§ **Stated task**:
Locate every line below that contains the word "matplotlib" and copy it.

++++++++

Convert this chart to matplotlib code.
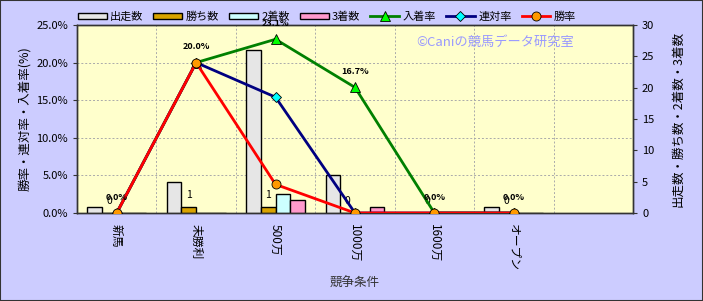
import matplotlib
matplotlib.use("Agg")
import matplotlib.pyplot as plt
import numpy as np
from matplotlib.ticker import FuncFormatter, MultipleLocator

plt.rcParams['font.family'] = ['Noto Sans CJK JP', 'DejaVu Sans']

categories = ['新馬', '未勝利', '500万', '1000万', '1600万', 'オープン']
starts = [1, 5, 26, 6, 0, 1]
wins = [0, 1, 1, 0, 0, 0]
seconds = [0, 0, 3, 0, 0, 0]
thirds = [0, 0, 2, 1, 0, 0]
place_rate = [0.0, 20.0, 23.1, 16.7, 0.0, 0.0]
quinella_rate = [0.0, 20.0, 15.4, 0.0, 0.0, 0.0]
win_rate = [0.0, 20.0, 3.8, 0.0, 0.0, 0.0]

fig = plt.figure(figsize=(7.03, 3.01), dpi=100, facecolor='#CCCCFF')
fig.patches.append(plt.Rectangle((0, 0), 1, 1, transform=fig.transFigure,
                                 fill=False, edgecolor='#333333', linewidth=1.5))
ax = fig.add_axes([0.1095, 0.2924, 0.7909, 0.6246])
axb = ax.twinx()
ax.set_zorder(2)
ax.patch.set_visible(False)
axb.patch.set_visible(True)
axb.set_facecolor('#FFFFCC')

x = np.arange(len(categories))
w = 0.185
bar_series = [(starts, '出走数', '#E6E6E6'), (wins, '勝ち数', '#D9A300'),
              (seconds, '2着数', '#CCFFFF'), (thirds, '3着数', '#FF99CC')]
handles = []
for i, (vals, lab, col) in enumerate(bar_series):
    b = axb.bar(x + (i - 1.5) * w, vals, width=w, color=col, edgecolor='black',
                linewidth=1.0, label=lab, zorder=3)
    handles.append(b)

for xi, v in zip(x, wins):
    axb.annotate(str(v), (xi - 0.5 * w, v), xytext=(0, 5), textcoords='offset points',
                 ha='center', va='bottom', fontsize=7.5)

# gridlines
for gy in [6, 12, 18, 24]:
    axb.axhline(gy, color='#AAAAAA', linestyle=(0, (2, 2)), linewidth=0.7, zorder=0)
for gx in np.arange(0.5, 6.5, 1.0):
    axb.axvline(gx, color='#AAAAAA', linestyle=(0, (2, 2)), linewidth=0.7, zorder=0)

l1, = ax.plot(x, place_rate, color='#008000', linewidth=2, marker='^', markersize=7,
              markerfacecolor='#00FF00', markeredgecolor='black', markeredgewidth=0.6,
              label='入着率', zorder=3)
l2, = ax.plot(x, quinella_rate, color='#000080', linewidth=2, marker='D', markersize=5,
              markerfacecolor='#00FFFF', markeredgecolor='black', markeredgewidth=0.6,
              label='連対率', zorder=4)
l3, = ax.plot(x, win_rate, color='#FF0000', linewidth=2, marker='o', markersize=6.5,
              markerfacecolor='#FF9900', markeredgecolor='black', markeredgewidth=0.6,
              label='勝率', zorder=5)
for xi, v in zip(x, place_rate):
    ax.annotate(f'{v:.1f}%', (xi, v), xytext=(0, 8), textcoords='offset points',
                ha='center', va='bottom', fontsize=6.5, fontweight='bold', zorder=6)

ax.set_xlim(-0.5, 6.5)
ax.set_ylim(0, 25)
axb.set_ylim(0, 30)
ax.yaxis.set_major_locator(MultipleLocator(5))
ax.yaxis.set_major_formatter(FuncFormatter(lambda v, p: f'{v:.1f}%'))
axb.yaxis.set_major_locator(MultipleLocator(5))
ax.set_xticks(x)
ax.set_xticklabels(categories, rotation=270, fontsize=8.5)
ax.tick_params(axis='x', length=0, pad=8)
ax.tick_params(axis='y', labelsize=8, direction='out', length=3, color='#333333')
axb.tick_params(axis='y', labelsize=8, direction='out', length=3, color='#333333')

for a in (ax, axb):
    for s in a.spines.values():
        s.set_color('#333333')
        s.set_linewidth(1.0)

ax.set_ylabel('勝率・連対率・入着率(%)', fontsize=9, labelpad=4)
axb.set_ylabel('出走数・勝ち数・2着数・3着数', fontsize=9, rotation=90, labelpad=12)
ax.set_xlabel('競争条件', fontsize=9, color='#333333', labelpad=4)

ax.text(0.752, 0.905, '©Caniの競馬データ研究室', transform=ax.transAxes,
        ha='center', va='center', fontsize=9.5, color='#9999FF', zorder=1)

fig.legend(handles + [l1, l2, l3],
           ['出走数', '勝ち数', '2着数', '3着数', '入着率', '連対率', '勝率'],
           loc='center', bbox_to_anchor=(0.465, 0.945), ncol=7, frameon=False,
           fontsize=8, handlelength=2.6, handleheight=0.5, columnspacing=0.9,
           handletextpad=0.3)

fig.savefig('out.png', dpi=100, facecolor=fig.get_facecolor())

++++++++

§ **The reply**:
Convert this chart to matplotlib code.
import matplotlib
matplotlib.use("Agg")
import matplotlib.pyplot as plt
from matplotlib.ticker import FuncFormatter, MultipleLocator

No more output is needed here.